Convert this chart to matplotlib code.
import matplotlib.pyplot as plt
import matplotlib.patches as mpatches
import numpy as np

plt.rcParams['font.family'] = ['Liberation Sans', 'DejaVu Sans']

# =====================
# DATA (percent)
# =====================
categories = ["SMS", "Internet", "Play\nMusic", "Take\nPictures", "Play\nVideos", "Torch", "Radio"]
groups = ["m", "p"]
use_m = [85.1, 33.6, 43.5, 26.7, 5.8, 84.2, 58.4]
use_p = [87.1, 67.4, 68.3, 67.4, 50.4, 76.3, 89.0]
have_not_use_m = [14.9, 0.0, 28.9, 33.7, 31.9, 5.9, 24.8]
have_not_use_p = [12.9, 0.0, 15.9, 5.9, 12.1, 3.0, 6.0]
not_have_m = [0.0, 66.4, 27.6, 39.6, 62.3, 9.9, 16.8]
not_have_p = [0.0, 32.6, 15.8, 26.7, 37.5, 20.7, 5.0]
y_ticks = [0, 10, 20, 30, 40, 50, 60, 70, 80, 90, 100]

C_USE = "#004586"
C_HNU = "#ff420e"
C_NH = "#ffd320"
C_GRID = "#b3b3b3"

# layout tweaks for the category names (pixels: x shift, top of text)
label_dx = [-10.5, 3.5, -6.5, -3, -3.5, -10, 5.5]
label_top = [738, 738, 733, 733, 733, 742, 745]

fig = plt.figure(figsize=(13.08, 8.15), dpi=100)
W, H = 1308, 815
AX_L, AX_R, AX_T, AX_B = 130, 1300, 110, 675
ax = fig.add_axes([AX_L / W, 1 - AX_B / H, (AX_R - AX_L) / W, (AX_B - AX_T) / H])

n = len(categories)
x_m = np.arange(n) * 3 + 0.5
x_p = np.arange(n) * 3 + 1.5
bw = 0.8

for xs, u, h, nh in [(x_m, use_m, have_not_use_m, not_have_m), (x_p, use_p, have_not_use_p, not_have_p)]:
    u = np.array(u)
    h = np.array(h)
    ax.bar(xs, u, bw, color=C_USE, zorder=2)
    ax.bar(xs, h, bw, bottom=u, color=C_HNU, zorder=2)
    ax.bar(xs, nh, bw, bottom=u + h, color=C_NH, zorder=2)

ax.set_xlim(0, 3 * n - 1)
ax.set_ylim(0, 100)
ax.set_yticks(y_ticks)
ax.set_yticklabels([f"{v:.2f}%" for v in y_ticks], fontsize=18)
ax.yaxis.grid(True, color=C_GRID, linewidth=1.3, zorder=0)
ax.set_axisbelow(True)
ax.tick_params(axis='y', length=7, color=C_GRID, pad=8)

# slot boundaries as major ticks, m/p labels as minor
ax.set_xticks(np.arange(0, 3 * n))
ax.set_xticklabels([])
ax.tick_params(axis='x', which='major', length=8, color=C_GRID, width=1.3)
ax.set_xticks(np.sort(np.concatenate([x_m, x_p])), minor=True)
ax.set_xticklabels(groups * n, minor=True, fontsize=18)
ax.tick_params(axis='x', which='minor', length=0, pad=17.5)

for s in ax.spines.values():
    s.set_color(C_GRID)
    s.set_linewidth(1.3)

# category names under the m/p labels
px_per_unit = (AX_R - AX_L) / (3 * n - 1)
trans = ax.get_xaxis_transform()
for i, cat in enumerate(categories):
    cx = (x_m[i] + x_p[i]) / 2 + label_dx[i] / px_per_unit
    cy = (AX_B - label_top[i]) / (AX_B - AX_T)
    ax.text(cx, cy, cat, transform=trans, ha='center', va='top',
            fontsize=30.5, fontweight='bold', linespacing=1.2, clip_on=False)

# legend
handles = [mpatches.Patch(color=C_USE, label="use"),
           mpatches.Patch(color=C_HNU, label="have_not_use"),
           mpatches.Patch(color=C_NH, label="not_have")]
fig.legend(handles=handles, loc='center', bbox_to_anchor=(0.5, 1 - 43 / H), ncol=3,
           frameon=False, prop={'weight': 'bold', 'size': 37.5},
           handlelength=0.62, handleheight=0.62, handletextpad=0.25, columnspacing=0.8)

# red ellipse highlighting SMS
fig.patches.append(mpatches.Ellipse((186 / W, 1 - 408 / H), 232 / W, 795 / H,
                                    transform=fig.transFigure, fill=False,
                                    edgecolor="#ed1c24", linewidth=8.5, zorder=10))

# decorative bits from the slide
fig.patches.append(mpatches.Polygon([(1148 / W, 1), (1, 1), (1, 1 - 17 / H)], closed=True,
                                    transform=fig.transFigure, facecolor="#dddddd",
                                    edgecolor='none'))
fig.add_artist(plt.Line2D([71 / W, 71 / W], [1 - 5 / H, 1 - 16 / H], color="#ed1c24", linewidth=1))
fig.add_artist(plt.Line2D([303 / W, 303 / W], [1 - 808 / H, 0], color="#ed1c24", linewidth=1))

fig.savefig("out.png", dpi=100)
════════════════
**Problem to solve**
Restate the listing above word for word.

**Output below**
Convert this chart to matplotlib code.
import matplotlib.pyplot as plt
import matplotlib.patches as mpatches
import numpy as np

plt.rcParams['font.family'] = ['Liberation Sans', 'DejaVu Sans']

# =====================
# DATA (percent)
# =====================
categories = ["SMS", "Internet", "Play\nMusic", "Take\nPictures", "Play\nVideos", "Torch", "Radio"]
groups = ["m", "p"]
use_m = [85.1, 33.6, 43.5, 26.7, 5.8, 84.2, 58.4]
use_p = [87.1, 67.4, 68.3, 67.4, 50.4, 76.3, 89.0]
have_not_use_m = [14.9, 0.0, 28.9, 33.7, 31.9, 5.9, 24.8]
have_not_use_p = [12.9, 0.0, 15.9, 5.9, 12.1, 3.0, 6.0]
not_have_m = [0.0, 66.4, 27.6, 39.6, 62.3, 9.9, 16.8]
not_have_p = [0.0, 32.6, 15.8, 26.7, 37.5, 20.7, 5.0]
y_ticks = [0, 10, 20, 30, 40, 50, 60, 70, 80, 90, 100]

C_USE = "#004586"
C_HNU = "#ff420e"
C_NH = "#ffd320"
C_GRID = "#b3b3b3"

# layout tweaks for the category names (pixels: x shift, top of text)
label_dx = [-10.5, 3.5, -6.5, -3, -3.5, -10, 5.5]
label_top = [738, 738, 733, 733, 733, 742, 745]

fig = plt.figure(figsize=(13.08, 8.15), dpi=100)
W, H = 1308, 815
AX_L, AX_R, AX_T, AX_B = 130, 1300, 110, 675
ax = fig.add_axes([AX_L / W, 1 - AX_B / H, (AX_R - AX_L) / W, (AX_B - AX_T) / H])

n = len(categories)
x_m = np.arange(n) * 3 + 0.5
x_p = np.arange(n) * 3 + 1.5
bw = 0.8

for xs, u, h, nh in [(x_m, use_m, have_not_use_m, not_have_m), (x_p, use_p, have_not_use_p, not_have_p)]:
    u = np.array(u)
    h = np.array(h)
    ax.bar(xs, u, bw, color=C_USE, zorder=2)
    ax.bar(xs, h, bw, bottom=u, color=C_HNU, zorder=2)
    ax.bar(xs, nh, bw, bottom=u + h, color=C_NH, zorder=2)

ax.set_xlim(0, 3 * n - 1)
ax.set_ylim(0, 100)
ax.set_yticks(y_ticks)
ax.set_yticklabels([f"{v:.2f}%" for v in y_ticks], fontsize=18)
ax.yaxis.grid(True, color=C_GRID, linewidth=1.3, zorder=0)
ax.set_axisbelow(True)
ax.tick_params(axis='y', length=7, color=C_GRID, pad=8)

# slot boundaries as major ticks, m/p labels as minor
ax.set_xticks(np.arange(0, 3 * n))
ax.set_xticklabels([])
ax.tick_params(axis='x', which='major', length=8, color=C_GRID, width=1.3)
ax.set_xticks(np.sort(np.concatenate([x_m, x_p])), minor=True)
ax.set_xticklabels(groups * n, minor=True, fontsize=18)
ax.tick_params(axis='x', which='minor', length=0, pad=17.5)

for s in ax.spines.values():
    s.set_color(C_GRID)
    s.set_linewidth(1.3)

# category names under the m/p labels
px_per_unit = (AX_R - AX_L) / (3 * n - 1)
trans = ax.get_xaxis_transform()
for i, cat in enumerate(categories):
    cx = (x_m[i] + x_p[i]) / 2 + label_dx[i] / px_per_unit
    cy = (AX_B - label_top[i]) / (AX_B - AX_T)
    ax.text(cx, cy, cat, transform=trans, ha='center', va='top',
            fontsize=30.5, fontweight='bold', linespacing=1.2, clip_on=False)

# legend
handles = [mpatches.Patch(color=C_USE, label="use"),
           mpatches.Patch(color=C_HNU, label="have_not_use"),
           mpatches.Patch(color=C_NH, label="not_have")]
fig.legend(handles=handles, loc='center', bbox_to_anchor=(0.5, 1 - 43 / H), ncol=3,
           frameon=False, prop={'weight': 'bold', 'size': 37.5},
           handlelength=0.62, handleheight=0.62, handletextpad=0.25, columnspacing=0.8)

# red ellipse highlighting SMS
fig.patches.append(mpatches.Ellipse((186 / W, 1 - 408 / H), 232 / W, 795 / H,
                                    transform=fig.transFigure, fill=False,
                                    edgecolor="#ed1c24", linewidth=8.5, zorder=10))

# decorative bits from the slide
fig.patches.append(mpatches.Polygon([(1148 / W, 1), (1, 1), (1, 1 - 17 / H)], closed=True,
                                    transform=fig.transFigure, facecolor="#dddddd",
                                    edgecolor='none'))
fig.add_artist(plt.Line2D([71 / W, 71 / W], [1 - 5 / H, 1 - 16 / H], color="#ed1c24", linewidth=1))
fig.add_artist(plt.Line2D([303 / W, 303 / W], [1 - 808 / H, 0], color="#ed1c24", linewidth=1))

fig.savefig("out.png", dpi=100)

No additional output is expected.